Einde inhoudsopgave
Verzamelwet sociale verzekeringen 2007
Artikel VIII Wijziging van de Wet inkomensvoorziening oudere en gedeeltelijk arbeidsongeschikte werkloze werknemers
Geldend
Geldend vanaf 01-01-2007
- Bronpublicatie:
30-11-2006, Stb. 2006, 703 (uitgifte: 01-01-2006, kamerstukken: 30682)
- Inwerkingtreding
01-01-2007
- Bronpublicatie inwerkingtreding:
15-12-2006, Stb. 2006, 704 (uitgifte: 01-01-2006, kamerstukken/regelingnummer: -)
- Vakgebied(en)
Sociale zekerheid algemeen / Algemeen
De Wet inkomensvoorziening oudere en gedeeltelijk arbeidsongeschikte werkloze werknemers wordt als volgt gewijzigd:
- A.
Artikel 2 komt te luiden:
Artikel 2
In deze wet en de daarop berustende bepalingen wordt verstaan onder werkloze werknemer de persoon die werkloos is en de leeftijd van 65 jaar nog niet heeft bereikt en:
- a.
die:
- 1°
na het bereiken van de leeftijd van 50 jaar werkloos is geworden, en
- 2°
nadien de volledige uitkeringsduur, bedoeld in hoofdstuk II van de Werkloosheidswet, inclusief een eventuele verlenging van deze duur op grond van artikel 76 van die wet, heeft bereikt, tenzij op dat tijdstip een maatregel van blijvend gehele weigering van de uitkering op grond van artikel 27, eerste of tweede lid, van de Werkloosheidswet van toepassing is;
- b
- 1°
die na het bereiken van de leeftijd van 50 jaar recht heeft gekregen op een loongerelateerde werkhervattingsuitkering gedeeltelijk arbeidsongeschikten als bedoeld in hoofdstuk 7 van de Wet werk en inkomen naar arbeidsvermogen, en
- 2°
wiens recht op werkhervattingsuitkering gedeeltelijk arbeidsongeschikten nadien is geëindigd omdat zijn mate van arbeidsongeschiktheid niet langer ten minste 35% bedraagt.
- B.
Artikel 20 wordt als volgt gewijzigd:
- 1.
Het eerste lid komt te luiden:
1
Burgemeester en wethouders weigeren de uitkering blijvend naar de mate waarin de belanghebbende uit of in verband met arbeid inkomen als bedoeld in of op grond van artikel 8 zou hebben kunnen verwerven, indien:
- a.
aan de beëindiging van zijn dienstbetrekking een dringende reden ten grondslag ligt in de zin van artikel 678 van Boek 7 van het Burgerlijk Wetboek en de belanghebbende terzake een verwijt kan worden gemaakt;
- b.
de dienstbetrekking is beëindigd door of op verzoek van de belanghebbende zonder dat aan de voortzetting ervan zodanige bezwaren waren verbonden, dat deze voortzetting redelijkerwijs niet van hem zou kunnen worden gevergd.
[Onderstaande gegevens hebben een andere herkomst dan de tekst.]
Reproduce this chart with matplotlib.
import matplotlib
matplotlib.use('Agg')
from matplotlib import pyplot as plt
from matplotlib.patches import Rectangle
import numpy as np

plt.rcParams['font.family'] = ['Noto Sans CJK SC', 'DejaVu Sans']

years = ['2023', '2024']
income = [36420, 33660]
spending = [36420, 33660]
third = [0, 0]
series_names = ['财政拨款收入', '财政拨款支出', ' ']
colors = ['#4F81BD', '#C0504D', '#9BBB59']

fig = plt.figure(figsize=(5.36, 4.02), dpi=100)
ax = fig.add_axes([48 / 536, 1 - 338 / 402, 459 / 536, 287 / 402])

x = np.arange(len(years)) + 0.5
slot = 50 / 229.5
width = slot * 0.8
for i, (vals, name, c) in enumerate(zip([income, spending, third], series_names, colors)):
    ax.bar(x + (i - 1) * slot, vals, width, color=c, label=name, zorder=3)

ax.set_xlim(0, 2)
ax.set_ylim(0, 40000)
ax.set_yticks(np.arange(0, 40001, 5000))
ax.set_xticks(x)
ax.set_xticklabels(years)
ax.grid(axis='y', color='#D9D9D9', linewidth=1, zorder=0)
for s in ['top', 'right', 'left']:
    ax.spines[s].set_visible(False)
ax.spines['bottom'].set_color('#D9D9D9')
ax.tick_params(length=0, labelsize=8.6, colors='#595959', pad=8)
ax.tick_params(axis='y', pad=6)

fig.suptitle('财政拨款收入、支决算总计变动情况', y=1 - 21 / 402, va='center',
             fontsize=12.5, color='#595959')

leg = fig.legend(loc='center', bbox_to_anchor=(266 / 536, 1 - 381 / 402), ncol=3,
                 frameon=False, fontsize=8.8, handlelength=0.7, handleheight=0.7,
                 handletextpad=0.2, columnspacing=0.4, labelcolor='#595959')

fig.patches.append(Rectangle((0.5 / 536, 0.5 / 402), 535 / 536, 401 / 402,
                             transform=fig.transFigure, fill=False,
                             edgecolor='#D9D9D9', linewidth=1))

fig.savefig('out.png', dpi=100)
In afwijking van de eerste zin weigeren burgemeester en wethouders de uitkering over een periode van 26 weken gedeeltelijk door het bedrag van de uitkering te verlagen met 50% van het inkomen, bedoeld in de eerste zin, indien het eindigen van de dienstbetrekking belanghebbende niet in overwegende mate kan worden verweten.
- 2.
Onder vernummering van het vijfde tot en met zevende lid tot zesde tot en met achtste lid wordt een lid ingevoegd, luidende:
5
Het niet voeren van verweer door de belanghebbende tegen of het instemmen van de belanghebbende met een beëindiging van de dienstbetrekking door of op verzoek van de werkgever leidt niet tot het opleggen van een maatregel op grond van het eerste lid.